- GIVEN INSTRUCTION -
Copy all lines below exactly as written. Leave pictures out.
▼
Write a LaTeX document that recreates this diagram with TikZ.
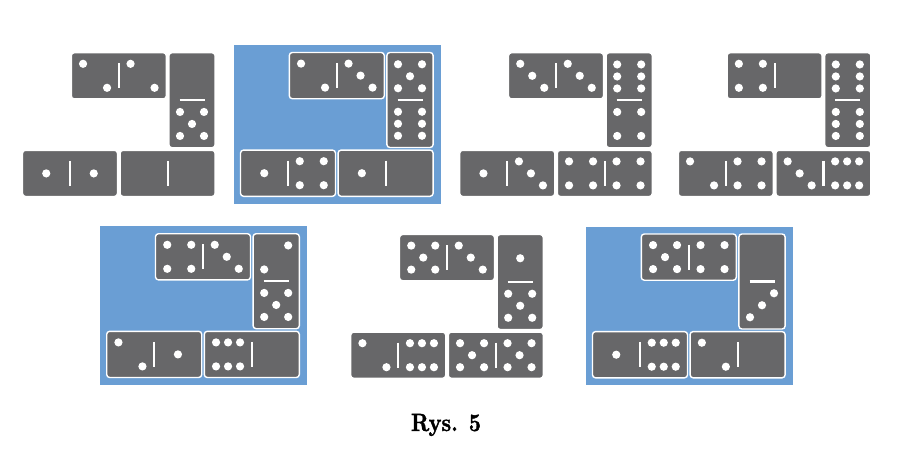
\documentclass[tikz,border=0pt]{standalone}
\usepackage{fontspec}
\newfontfamily\capfont{lmroman10-bold}[Extension=.otf, FakeBold=1.6]
\definecolor{tilegray}{RGB}{103,103,105}
\definecolor{bgblue}{RGB}{106,158,212}
\tikzset{
  tile/.style={fill=tilegray, draw=white, line width=1.4pt, rounded corners=3pt},
  pip/.style={fill=white},
  divider/.style={draw=white, line width=2.2pt},
  panel/.style={fill=bgblue},
}
\def\One{0/0}
\def\TwoA{-1/-1,1/1}
\def\TwoB{1/-1,-1/1}
\def\ThreeA{-1/-1,0/0,1/1}
\def\ThreeB{1/-1,0/0,-1/1}
\def\Four{-1/-1,1/-1,-1/1,1/1}
\def\Five{-1/-1,1/-1,0/0,-1/1,1/1}
\def\SixH{-1/-1,0/-1,1/-1,-1/1,0/1,1/1}
\def\SixV{-1/-1,1/-1,-1/0,1/0,-1/1,1/1}
\newcommand\pips[3]{\edef\piplist{#3}\ifx\piplist\empty\else
  \foreach \a/\b in \piplist {\fill[pip] ({#1+12*(\a)},{#2+12*(\b)}) circle (4.1);}\fi}
\newcommand\tileH[4]{%
  \draw[tile] (#1,#2) rectangle ++(95,46.2);
  \draw[divider] ({#1+47.5},{#2+10.6}) -- ({#1+47.5},{#2+35.6});
  \pips{#1+23.75}{#2+23.1}{#3}
  \pips{#1+71.25}{#2+23.1}{#4}}
\newcommand\tileV[4]{%
  \draw[tile] (#1,#2) rectangle ++(46.2,95);
  \draw[divider] ({#1+10.6},{#2+47.5}) -- ({#1+35.6},{#2+47.5});
  \pips{#1+23.1}{#2+23.75}{#3}
  \pips{#1+23.1}{#2+71.25}{#4}}
\begin{document}
\begin{tikzpicture}[x=1pt,y=-1pt]
\useasboundingbox (0,0) rectangle (900,461);
% group 1
\begin{scope}[shift={(22.5,52.7)}]
  \tileH{48.8}{0}{\TwoA}{\TwoA}
  \tileV{146.4}{0}{}{\Five}
  \tileH{0}{97.6}{\One}{\One}
  \tileH{97.6}{97.6}{}{}
\end{scope}
% group 2
\begin{scope}[shift={(240.5,52.5)}]
  \fill[panel] (-7,-7.5) rectangle (200.5,151);
  \tileH{48.8}{0}{\TwoA}{\ThreeA}
  \tileV{146.4}{0}{\Five}{\SixV}
  \tileH{0}{97.6}{\One}{\Four}
  \tileH{97.6}{97.6}{\One}{}
\end{scope}
% group 3
\begin{scope}[shift={(459.7,52.7)}]
  \tileH{48.8}{0}{\ThreeA}{\ThreeA}
  \tileV{146.4}{0}{\SixV}{\Four}
  \tileH{0}{97.6}{\One}{\ThreeA}
  \tileH{97.6}{97.6}{\Four}{\Four}
\end{scope}
% group 4
\begin{scope}[shift={(678.3,52.7)}]
  \tileH{48.8}{0}{\Four}{}
  \tileV{146.4}{0}{\SixV}{\SixV}
  \tileH{0}{97.6}{\TwoA}{\Four}
  \tileH{97.6}{97.6}{\ThreeA}{\SixH}
\end{scope}
% group 5
\begin{scope}[shift={(106.7,233.7)}]
  \fill[panel] (-7,-7.5) rectangle (200.5,151);
  \tileH{48.8}{0}{\Four}{\ThreeA}
  \tileV{146.4}{0}{\TwoB}{\Five}
  \tileH{0}{97.6}{\TwoA}{\One}
  \tileH{97.6}{97.6}{\SixH}{}
\end{scope}
% group 6
\begin{scope}[shift={(350.7,234.5)}]
  \tileH{48.8}{0}{\Five}{\ThreeA}
  \tileV{146.4}{0}{\One}{\Five}
  \tileH{0}{97.6}{\TwoA}{\SixH}
  \tileH{97.6}{97.6}{\Five}{\Five}
\end{scope}
% group 7
\begin{scope}[shift={(592.5,234)}]
  \fill[panel] (-7,-7.5) rectangle (200.5,151);
  \tileH{48.8}{0}{\Five}{\Four}
  \tileV{146.4}{0}{}{\ThreeB}
  \tileH{0}{97.6}{\One}{\SixH}
  \tileH{97.6}{97.6}{\TwoA}{}
\end{scope}
\node[font=\capfont\fontsize{25}{30}\selectfont, anchor=base, xscale=0.85] (caption) at (446,431) {Rys. 5};
\end{tikzpicture}
\end{document}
▲
- OUTPUT OF THE EXERCISE -
Write a LaTeX document that recreates this diagram with TikZ.
\documentclass[tikz,border=0pt]{standalone}
\usepackage{fontspec}
\newfontfamily\capfont{lmroman10-bold}[Extension=.otf, FakeBold=1.6]
\definecolor{tilegray}{RGB}{103,103,105}
\definecolor{bgblue}{RGB}{106,158,212}
\tikzset{
  tile/.style={fill=tilegray, draw=white, line width=1.4pt, rounded corners=3pt},
  pip/.style={fill=white},
  divider/.style={draw=white, line width=2.2pt},
  panel/.style={fill=bgblue},
}
\def\One{0/0}
\def\TwoA{-1/-1,1/1}
\def\TwoB{1/-1,-1/1}
\def\ThreeA{-1/-1,0/0,1/1}
\def\ThreeB{1/-1,0/0,-1/1}
\def\Four{-1/-1,1/-1,-1/1,1/1}
\def\Five{-1/-1,1/-1,0/0,-1/1,1/1}
\def\SixH{-1/-1,0/-1,1/-1,-1/1,0/1,1/1}
\def\SixV{-1/-1,1/-1,-1/0,1/0,-1/1,1/1}
\newcommand\pips[3]{\edef\piplist{#3}\ifx\piplist\empty\else
  \foreach \a/\b in \piplist {\fill[pip] ({#1+12*(\a)},{#2+12*(\b)}) circle (4.1);}\fi}
\newcommand\tileH[4]{%
  \draw[tile] (#1,#2) rectangle ++(95,46.2);
  \draw[divider] ({#1+47.5},{#2+10.6}) -- ({#1+47.5},{#2+35.6});
  \pips{#1+23.75}{#2+23.1}{#3}
  \pips{#1+71.25}{#2+23.1}{#4}}
\newcommand\tileV[4]{%
  \draw[tile] (#1,#2) rectangle ++(46.2,95);
  \draw[divider] ({#1+10.6},{#2+47.5}) -- ({#1+35.6},{#2+47.5});
  \pips{#1+23.1}{#2+23.75}{#3}
  \pips{#1+23.1}{#2+71.25}{#4}}
\begin{document}
\begin{tikzpicture}[x=1pt,y=-1pt]
\useasboundingbox (0,0) rectangle (900,461);
% group 1
\begin{scope}[shift={(22.5,52.7)}]
  \tileH{48.8}{0}{\TwoA}{\TwoA}
  \tileV{146.4}{0}{}{\Five}
  \tileH{0}{97.6}{\One}{\One}
  \tileH{97.6}{97.6}{}{}
\end{scope}
% group 2
\begin{scope}[shift={(240.5,52.5)}]
  \fill[panel] (-7,-7.5) rectangle (200.5,151);
  \tileH{48.8}{0}{\TwoA}{\ThreeA}
  \tileV{146.4}{0}{\Five}{\SixV}
  \tileH{0}{97.6}{\One}{\Four}
  \tileH{97.6}{97.6}{\One}{}
\end{scope}
% group 3
\begin{scope}[shift={(459.7,52.7)}]
  \tileH{48.8}{0}{\ThreeA}{\ThreeA}
  \tileV{146.4}{0}{\SixV}{\Four}
  \tileH{0}{97.6}{\One}{\ThreeA}
  \tileH{97.6}{97.6}{\Four}{\Four}
\end{scope}
% group 4
\begin{scope}[shift={(678.3,52.7)}]
  \tileH{48.8}{0}{\Four}{}
  \tileV{146.4}{0}{\SixV}{\SixV}
  \tileH{0}{97.6}{\TwoA}{\Four}
  \tileH{97.6}{97.6}{\ThreeA}{\SixH}
\end{scope}
% group 5
\begin{scope}[shift={(106.7,233.7)}]
  \fill[panel] (-7,-7.5) rectangle (200.5,151);
  \tileH{48.8}{0}{\Four}{\ThreeA}
  \tileV{146.4}{0}{\TwoB}{\Five}
  \tileH{0}{97.6}{\TwoA}{\One}
  \tileH{97.6}{97.6}{\SixH}{}
\end{scope}
% group 6
\begin{scope}[shift={(350.7,234.5)}]
  \tileH{48.8}{0}{\Five}{\ThreeA}
  \tileV{146.4}{0}{\One}{\Five}
  \tileH{0}{97.6}{\TwoA}{\SixH}
  \tileH{97.6}{97.6}{\Five}{\Five}
\end{scope}
% group 7
\begin{scope}[shift={(592.5,234)}]
  \fill[panel] (-7,-7.5) rectangle (200.5,151);
  \tileH{48.8}{0}{\Five}{\Four}
  \tileV{146.4}{0}{}{\ThreeB}
  \tileH{0}{97.6}{\One}{\SixH}
  \tileH{97.6}{97.6}{\TwoA}{}
\end{scope}
\node[font=\capfont\fontsize{25}{30}\selectfont, anchor=base, xscale=0.85] (caption) at (446,431) {Rys. 5};
\end{tikzpicture}
\end{document}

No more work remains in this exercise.